En los años 40', se puede decir que Morandi ya es Morandi. Su pintura fluye sola y su luz se patenta como un milagro; sus cuadros parecen iluminados por los ojos huecos de una virgen. Sus gloriosos objetos parecen destinados a las exclusivas miradas de los personajes de Joseph Kutter o Kirchner; gente con rayos X en las pupilas admirando algo sagrado. A pesar de ello, existe una falsa opinión generalizada que considera que los cuadros de Morandi son sobrios, tenues y apagados, incluso fríos, cuando la realidad habla de lo contrario: la calidad lumínica que aporta Morandi a la historia del arte es una iluminación de science-fiction que supera con mucho la idea de De Chirico o Carrá y que se hace flexible como el bambú, abandonando el mundo de lo rígido, acercándose cada vez más a los frescos de Massaccio o a las esculturas de Degas. De hecho, analizada con atención, la obra de Morandi parece recorrer, de forma natural, todas las estéticas de la historia artística desde Maso di Banco a Francesco Laurana, de Piranessi a Caravaggio, de Giotto a Piero de la Francesca, de Velázquez a Carel Fabritius, de Gaugin a Ensor (Mascarada con un esqueleto) que ya supera las vanguardias y da paso al expresionismo abstracto y a la nueva escultura de los años 60'. De hecho, en los 70', el arte povera de Lucio Fontana, bebe directamente del espacialismo de Morandi, donde la escultura y la pintura se unen en una síntesis abstracta hacia un nuevo sentido. La reacción ante el mundo tecnológico, la idea de la transformación esteticista de la materia, la tendencia hacia el objet trouvé y la insignificancia de componentes utilizados para la realización de la obra, son elementos más que sublimados por Morandi varias décadas antes. A este respecto se puede hablar de Lucio Fontana, pero también de Kounellis, Serra o Beauys.

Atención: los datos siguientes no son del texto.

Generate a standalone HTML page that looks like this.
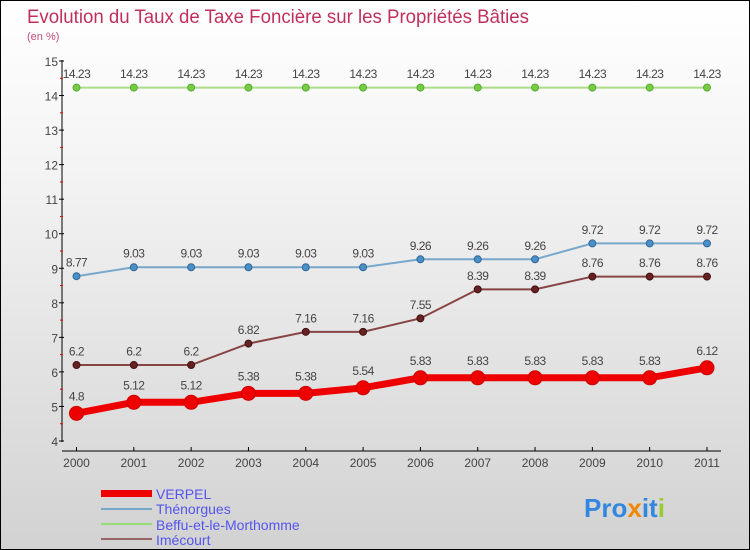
<!DOCTYPE html>
<html><head><meta charset="utf-8"><style>
body{margin:0}
#c{position:relative;width:748px;height:548px;border:1px solid #000;background:linear-gradient(#ffffff,#f4f4f4 30%,#d2d2d2);font-family:"Liberation Sans",sans-serif;overflow:hidden}
</style></head><body>
<div id="c">
<svg width="748" height="548" style="position:absolute;left:0;top:0" id="svg">
<text x="26" y="22" font-size="19" fill="#c0305a" textLength="502" lengthAdjust="spacingAndGlyphs">Evolution du Taux de Taxe Foncière sur les Propriétés Bâties</text>
<text x="26" y="39" font-size="11" fill="#c0507a">(en %)</text>
<g id="axes"></g><g id="series"></g>
<g>
<rect x="100" y="489" width="51" height="7" fill="#e00"/>
<text x="155" y="498" font-size="14" fill="#5555ee">VERPEL</text>
<rect x="100" y="507" width="51" height="2" fill="#77a8cc"/>
<text x="155" y="513" font-size="14" fill="#5555ee">Thénorgues</text>
<rect x="100" y="522" width="51" height="2" fill="#99dd77"/>
<text x="155" y="529" font-size="14" fill="#5555ee">Beffu-et-le-Morthomme</text>
<rect x="100" y="537" width="51" height="2" fill="#996666"/>
<text x="155" y="544" font-size="14" fill="#5555ee">Imécourt</text>
</g>
<text x="583" y="516" font-size="26" font-weight="bold"><tspan fill="#3388dd">Pro</tspan><tspan fill="#ee8800">x</tspan><tspan fill="#3388dd">it</tspan><tspan fill="#99cc33">i</tspan></text>
</svg>
<script>
const years=[2000,2001,2002,2003,2004,2005,2006,2007,2008,2009,2010,2011];
const yTicks=[4,5,6,7,8,9,10,11,12,13,14,15];
const verpel=[4.8,5.12,5.12,5.38,5.38,5.54,5.83,5.83,5.83,5.83,5.83,6.12];
const thenorgues=[8.77,9.03,9.03,9.03,9.03,9.03,9.26,9.26,9.26,9.72,9.72,9.72];
const beffu=[14.23,14.23,14.23,14.23,14.23,14.23,14.23,14.23,14.23,14.23,14.23,14.23];
const imecourt=[6.2,6.2,6.2,6.82,7.16,7.16,7.55,8.39,8.39,8.76,8.76,8.76];
const NS="http://www.w3.org/2000/svg";
const X=i=>75.5+i*(706-75.5)/(years.length-1);
const Y=v=>440-(v-4)*(380/11);
function mk(t,a,p){const e=document.createElementNS(NS,t);for(const k in a)e.setAttribute(k,a[k]);p.appendChild(e);return e;}
const ax=document.getElementById('axes');
let yl=mk('line',{x1:61,y1:59,x2:61,y2:441,stroke:'#000'},ax);


let xl=mk('line',{x1:61,y1:450,x2:720,y2:450,stroke:'#000'},ax);


yTicks.forEach(v=>{
  mk('line',{x1:58,y1:Y(v),x2:63,y2:Y(v),stroke:'#000'},ax);
  if(v<15)mk('line',{x1:59,y1:Y(v+0.5),x2:62,y2:Y(v+0.5),stroke:'#e00'},ax);
  const t=mk('text',{x:57,y:Y(v)+5,'font-size':12,fill:'#444','text-anchor':'end'},ax);t.textContent=v;
  
  
});
years.forEach((y,i)=>{
  mk('line',{x1:X(i),y1:446,x2:X(i),y2:450,stroke:'#000'},ax);
  const t=mk('text',{x:X(i),y:466,'font-size':12,fill:'#444','text-anchor':'middle'},ax);t.textContent=y;
  
  
});
const sg=document.getElementById('series');
function series(vals,name,color,w,r,dot,dotStroke){
  const g=mk('g',{},sg);
  
  
  mk('polyline',{points:vals.map((v,i)=>X(i)+','+Y(v)).join(' '),fill:'none',stroke:color,'stroke-width':w},g);
  vals.forEach((v,i)=>{
    const c=mk('circle',{cx:X(i),cy:Y(v),r:r,fill:dot,stroke:dotStroke,'stroke-width':1},g);
    
    
    const t=mk('text',{x:X(i),y:Y(v)-(r+6),'font-size':12,fill:'#444','text-anchor':'middle','letter-spacing':'-0.5'},g);
    t.textContent=v;
    
    
  });
}
series(beffu,'beffu','#aade88',2,3.5,'#77cc44','#55aa33');
series(thenorgues,'thenorgues','#77a8cc',2,3.5,'#4a90c8','#336699');
series(imecourt,'imecourt','#884444',2,3.5,'#662222','#441111');
series(verpel,'verpel','#ee0000',7,7,'#ee0000','#cc0000');
</script>
</div>
</body></html>
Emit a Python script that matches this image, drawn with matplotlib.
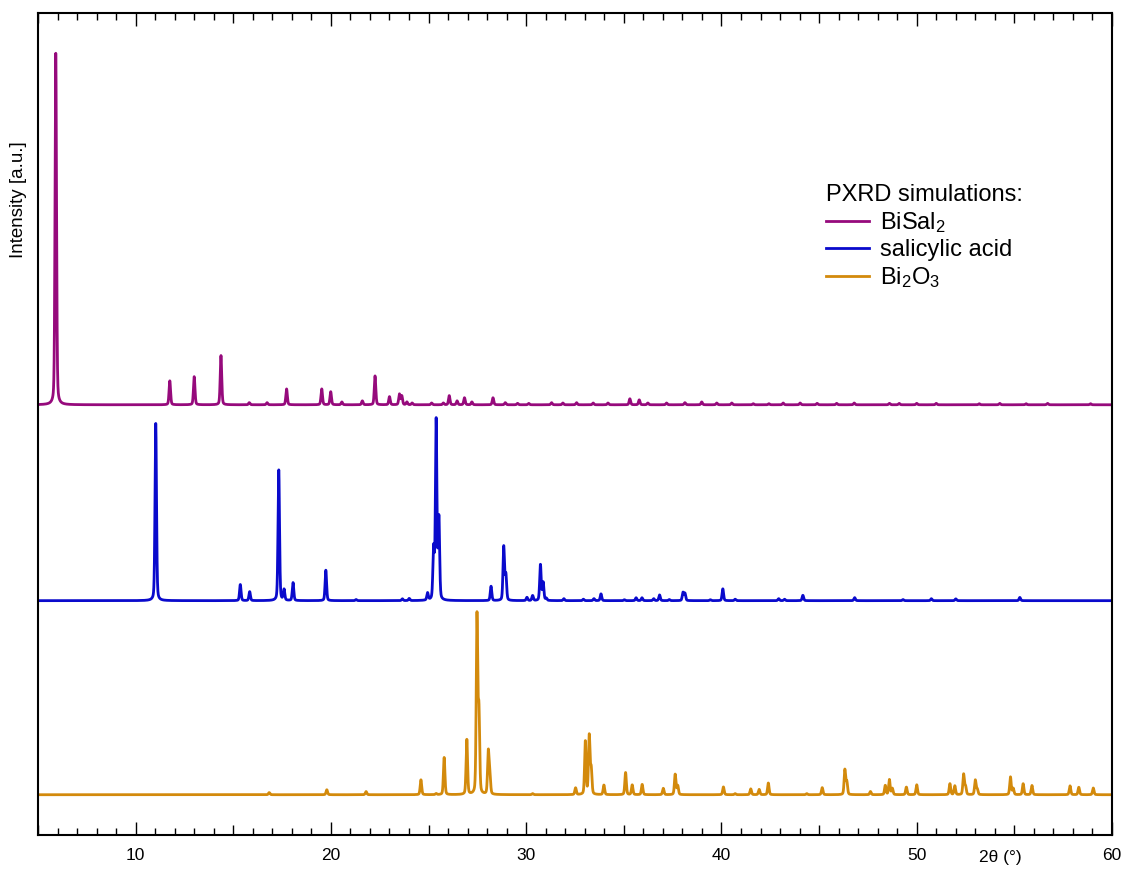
import numpy as np
import matplotlib
matplotlib.use("Agg")
import matplotlib.pyplot as plt
from matplotlib.ticker import FixedLocator, FuncFormatter

plt.rcParams['font.family'] = ['Liberation Sans', 'DejaVu Sans']
plt.rcParams['mathtext.default'] = 'regular'

# simulated reflections: 2theta positions (deg) and relative intensities (%)
bisal_pos = [5.91, 11.75, 13.0, 14.37, 15.82, 16.73, 17.73, 19.53, 19.99, 20.56,
             21.61, 22.26, 23.0, 23.51, 23.63, 23.89, 24.16, 25.16, 25.76, 26.06,
             26.46, 26.84, 27.22, 28.3, 28.93, 29.56, 30.13, 31.3, 31.88, 32.58,
             33.43, 34.19, 35.31, 35.79, 36.23, 37.19, 38.13, 38.99, 39.76, 40.53,
             41.63, 42.43, 43.16, 44.03, 44.9, 45.9, 46.8, 48.6, 49.1, 50.0,
             51.0, 53.2, 54.25, 55.6, 56.7, 58.9]
bisal_int = [100, 6.8, 8.0, 14.0, 0.6, 0.6, 4.5, 4.5, 3.7, 0.8,
             1.1, 8.2, 2.3, 3.0, 2.5, 0.8, 0.5, 0.5, 0.5, 2.6,
             1.1, 2.0, 0.8, 2.0, 0.6, 0.4, 0.4, 0.6, 0.5, 0.6,
             0.5, 0.5, 1.7, 1.4, 0.5, 0.5, 0.6, 0.8, 0.5, 0.5,
             0.3, 0.3, 0.5, 0.5, 0.4, 0.4, 0.5, 0.4, 0.4, 0.4,
             0.4, 0.3, 0.4, 0.3, 0.4, 0.3]

sal_pos = [11.03, 15.36, 15.84, 17.33, 17.6, 18.06, 19.74, 21.29, 23.66, 24.01,
           24.95, 25.26, 25.39, 25.53, 28.2, 28.85, 28.96, 30.04, 30.33, 30.73,
           30.87, 31.03, 31.93, 32.93, 33.47, 33.83, 35.03, 35.63, 35.93, 36.53,
           36.83, 37.33, 38.03, 38.13, 39.43, 40.07, 40.7, 42.93, 43.23, 44.17,
           46.82, 49.3, 50.75, 52.0, 55.28]
sal_int = [99, 9.0, 5.0, 73, 6.0, 10.0, 17.0, 0.6, 1.0, 1.2,
           4.0, 28, 100, 45, 8.0, 30, 14, 1.8, 2.8, 20,
           10, 1.2, 1.1, 0.8, 1.1, 3.8, 0.5, 1.6, 1.6, 1.1,
           3.2, 0.6, 4.5, 4.0, 0.5, 6.6, 0.8, 1.1, 0.8, 3.0,
           1.7, 0.6, 1.1, 1.0, 1.8]

bi2o3_pos = [16.84, 19.79, 21.8, 24.61, 25.39, 25.8, 26.96, 27.48, 27.58, 28.06,
             28.14, 30.33, 32.53, 33.03, 33.23, 33.33, 33.98, 35.09, 35.43, 35.94,
             37.02, 37.63, 37.76, 40.1, 40.7, 41.5, 41.93, 42.4, 44.37, 45.16,
             46.32, 46.42, 47.63, 48.39, 48.6, 48.75, 49.47, 50.0, 51.7, 51.95,
             52.4, 52.5, 53.0, 53.1, 54.8, 54.94, 55.45, 55.9, 57.85, 58.3,
             59.04]
bi2o3_int = [1.2, 2.8, 1.8, 8.4, 0.6, 21, 31, 100, 45, 24,
             10, 0.6, 3.8, 30, 33, 14, 5.4, 12.5, 5.5, 5.8,
             3.6, 11.5, 5.0, 4.4, 0.6, 3.3, 3.0, 6.6, 0.6, 4.0,
             14, 7, 1.8, 5.2, 8.5, 3.5, 4.3, 5.6, 6.2, 5.0,
             11.5, 4.5, 8.2, 3.0, 10, 3.5, 6.2, 5.2, 5.0, 4.2,
             3.8]

labels = ['BiSal$_2$', 'salicylic acid', 'Bi$_2$O$_3$']
colors = ['#960A7C', '#0A0ACC', '#D38A0C']
offsets = [235, 128, 22]
scales = [1.92, 1.0, 1.0]


def pattern(tt, pos, inten, fwhm=0.09, eta=0.3):
    """Pseudo-Voigt profile built from a list of reflections, max scaled to 100."""
    y = np.zeros_like(tt)
    s = fwhm / 2.355
    g = fwhm / 2
    for p, h in zip(pos, inten):
        gauss = np.exp(-0.5 * ((tt - p) / s) ** 2)
        lor = g ** 2 / ((tt - p) ** 2 + g ** 2)
        y += h * ((1 - eta) * gauss + eta * lor)
    return 100 * y / y.max()


tt = np.arange(5.0, 60.0, 0.005)
series = [(bisal_pos, bisal_int), (sal_pos, sal_int), (bi2o3_pos, bi2o3_int)]

fig = plt.figure(figsize=(11.27, 8.73), dpi=100)
ax = fig.add_axes([38 / 1127, 1 - 835 / 873, (1112 - 38) / 1127, 822 / 873])

for (pos, inten), lab, col, off, sc in zip(series, labels, colors, offsets, scales):
    ax.plot(tt, off + sc * pattern(tt, pos, inten), color=col, lw=2.0, label=lab)

ax.set_xlim(5, 60)
ax.set_ylim(0, 449)
ax.set_yticks([])

major = [5, 10, 15, 20, 25, 30, 35, 40, 45, 50, 55, 60]
ax.xaxis.set_major_locator(FixedLocator(major))
ax.xaxis.set_minor_locator(FixedLocator([v for v in range(6, 60) if v % 5]))
ax.xaxis.set_major_formatter(FuncFormatter(
    lambda v, _: f'{v:.0f}' if v % 10 == 0 else ''))
ax.tick_params(axis='x', which='both', direction='in', top=True, bottom=True,
               width=1.0, labelsize=12.5, pad=9)
ax.tick_params(axis='x', which='major', length=9.5)
ax.tick_params(axis='x', which='minor', length=5)
for v, tick in zip(major, ax.xaxis.get_major_ticks()):
    if v % 10:
        tick.tick1line.set_markersize(7.2)
        tick.tick2line.set_markersize(7.2)

for sp in ax.spines.values():
    sp.set_linewidth(1.5)

ax.text(0.896, -0.027, '2θ (°)', transform=ax.transAxes, fontsize=12.5,
        ha='center', va='center')
fig.text(19 / 1127, 1 - 200 / 873, 'Intensity [a.u.]', rotation=90,
         fontsize=13.5, ha='center', va='center')

leg = ax.legend(title='PXRD simulations:', loc='upper left',
                bbox_to_anchor=(0.725, 0.804), frameon=False, fontsize=17,
                title_fontsize=17, handlelength=1.8, handletextpad=0.47,
                labelspacing=0.18, borderaxespad=0)
leg._legend_box.align = 'left'

fig.savefig('out.png', dpi=100)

En los años 50' su pintura, que funcionaba como abstracción pura a partir de siluetas de presencias -de fantasmagorías, de máscaras-, deriva hacia una tendencia más escultórica, donde la figura adquiere un deseo, un inconsciente personal que tiende a relacionarse de otra manera con la mirada del otro. Los elementos se empiezan a reunir estratégicamente creando una tensión casi mística, formando agrupaciones procesionales, conjuntos libidinosos de erotismo fantástico y un diálogo tan eficaz como la misma muerte. Tal vez esto es lo que hace de los bodegones de Morandi una excepción. Morandi esculpe la idea de la muerte y la resucita en forma de monumentos, de hitos admirables que se hacen enormes ante el asombro de la emoción.
Dentro del iglú de Morandi nacen todos los sueños y, todas las estrellas se dibujan en su techo de hielo creando lúcidas constelaciones que nos hablan de otro mundo, de un más allá a través de la quietud, del hieratismo. Con Morandi volvemos a las presencias de los kuroi griegos, absorbiendo sus tonos, sus miradas eternas y vacías al mismo tiempo. En ocasiones, también consigue reflejar la extraña alegría de la antigüedad, esa celebración de la vida a partir de la muerte, ese cuerpo que atraviesa siglos a una velocidad imaginada que nos hace vibrar, incluso diría bailar, contemplando sus milagrosas geometrías, sus orgánicas formas invisibles, incorporándose así a lo que Rosalind Krauss denomina 'la nueva escultura'. Morandi quería ser invisible para vivir el placer, así que transformó los melocotones de Cézanne en embudos y vasos; convirtió los limones de Zurbarán en jarras y floreros; inventó la escultura pictórica. Su obra, como diría Lacan, es odd and simple, una mezcla extraordinaria e inusual donde todo es posible con el mínimo de recursos y el máximo de efectividad (¿no trata de eso el arte?). La austeridad de la imagen, la honestidad de los tonos y la brillantez de su música -cuando se observa uno de sus cuadros se advierte un ligero tintineo como de copas de bohemia tocadas por esa especie de prestidigitadores que saben hacer cantar al cristal- nos hacen trascender a un más allá.
En los años 60', acercándose al final de su vida, introduce en sus cuadros unas enormes jarras oscuras, sensuales en su forma pero de presencia siniestra. Suele colocarlas tras sus adorados objetos, tras los ídolos que él mismo ha creado y que ha adorado más que nada en este mundo como si fueran los dioses de Rapa-Nui. Estas jarras parecen pastorear a los demás elementos, como si un dios mayor se hubiese revelado para anunciarle el final. La aventura anuncia su fin, pero los siglos futuros estarán obligados a admirar el mundo morandino. Se dice que en la antigua Creta, las jarras y tinajas no servían para contener agua, sino para conservar el grano de las cosechas, semillas del futuro que saciarán el hambre del porvenir. Aunque se sospecha que todos los recipientes que plasmó Morandi estaban vacíos, hoy podemos imaginar que tal vez estábamos equivocados.